Again, it would be funny if it wasn't so serious.
Here's the non-provocative and wonderfully named "suicide bomber" Omar Khayam a day or two back.
Omar Khayam from Bedford, who was photographed wearing what onlookers described as a suicide bomber's harness, said he had no regrets about his style of dress, telling a national newspaper: "I didn't go there to cause anyone any harm. I went along just to attend a protest. Yet I have been branded a suicide bomber overnight.
"Did I say, 'Kill Jews?' No. Did I have racist signs on me? No. So why this reaction?"
"I would do it again to make a point. I could have gone along and held up banners or something, but this made the point better."
I think some people got the point.
Strangely, by yesterday Omar had decided to don the winter garment of repentance. As Bedford Today reported :
Bedford man sorry for suicide bomber protest
22-year-old admits his actions in London were wrong
A protester who dressed as a 'suicide bomber' at a Muslim demonstration in London has apologised for his "insensitive" actions.
Omar Khayam, 22, of Ford End Road, Bedford, spoke out at his home after being tracked down by a media frenzy.
Mr Khayam said: "I wouldn't have done it again. I do not want to provoke any violence, I just wanted to make a point using my right in freedom of speech."
Hundreds of banner-waving Muslim extremists demonstrated on Saturday against a Danish newspaper's cartoons depicting the Islamic prophet Muhammad.
Mr Khayam explained his actions in a statement on Monday and said: "I found the pictures deeply offensive as a Muslim and I felt the Danish newspaper had been provocative and controversial, deeply offensive and insensitive.
"Just because we have the right of free speech and a free media, it does not mean we may say and do as we please and not take into account the effect it will have on others.
"I did it to make a point but did not mean it in a way to offend people, families or victims of terrorism."
Mr Khayam added: "I do not condone these murderous acts, do not support terrorism or extremism and would like to apologise unreservedly and wholeheartedly to the families of the victims. I also apologise to the British Muslim community.
"I understand it was wrong, unjustified and insensitive of me to protest in this way."
Asif Nadim, chairman of the Jamia Masjid Gulshan Baghdad Mosque, in Westbourne Road, Queens Park, condemned Mr Khayam's actions on behalf of the Muslim community.
Mr Nadim said: "This is extremely serious and damaging but I hope people in general do realise this is not the way to go about expressing freedom of speech.
"It is all very well wanting to be different but this has to be done in an acceptable manner. His manner of protest was extremely offending and unacceptable.
"I hope he understands the significance of this and hope other people listen to that. This is totally unacceptable behaviour and was totally out of character."
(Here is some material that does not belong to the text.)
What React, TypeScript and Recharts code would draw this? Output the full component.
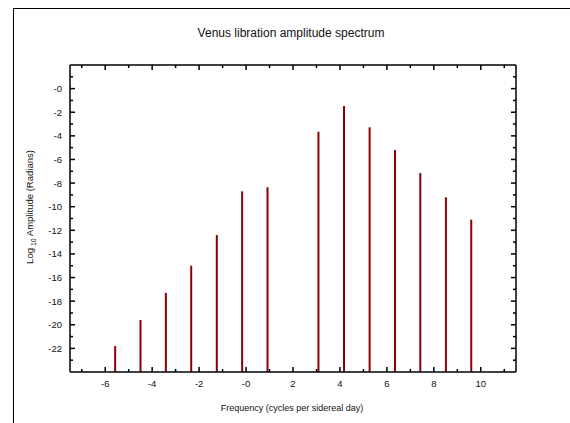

Patrick Hall, MP for Bedford and Kempston, said: "It has got out of hand. But he is sincere and has apologised.
"This was a highly provocative and foolish protest. But he is not a member of extreme organisation.
"Now he has thought he has seen how he got it very wrong and he is trying to repair the damage that has been done."
As reported in the Telegraph, Mr Hall was speaking outside Khayam's house at a hastily organised press conference.
Mr Hall, with his background in town planning and local government, is obviously a worldly-wise type. It didn't occur to him to wonder - why this change of heart ?
We know now.
He was sentenced in 2002 to five and a half years for dealing coke. He's out 'on license' under the 'supervision' of our wonderful probation 'service'.
According to the Daily Mirror, 'sources' are claiming he 'dealt for Islam'. Don't know how likely that is.
"He told people that he would use the money from drugs for the cause, meaning radical Muslim groups. He has obviously become even more radicalised since he got out."
Khayam - who apologised yesterday for dressing as a suicide bomber at a London demo - was jailed in 2002 for possessing crack cocaine with intent to supply. He was freed on parole last year after half his six-year sentence.
The insider, who knew him at Springhill Prison, Bucks, added: "It was well known that Omar made a lot of money from drugs. He was part of a large crew in Bedford. His street name is Skinner and there are a lot of drug users in the town who know him through these connections".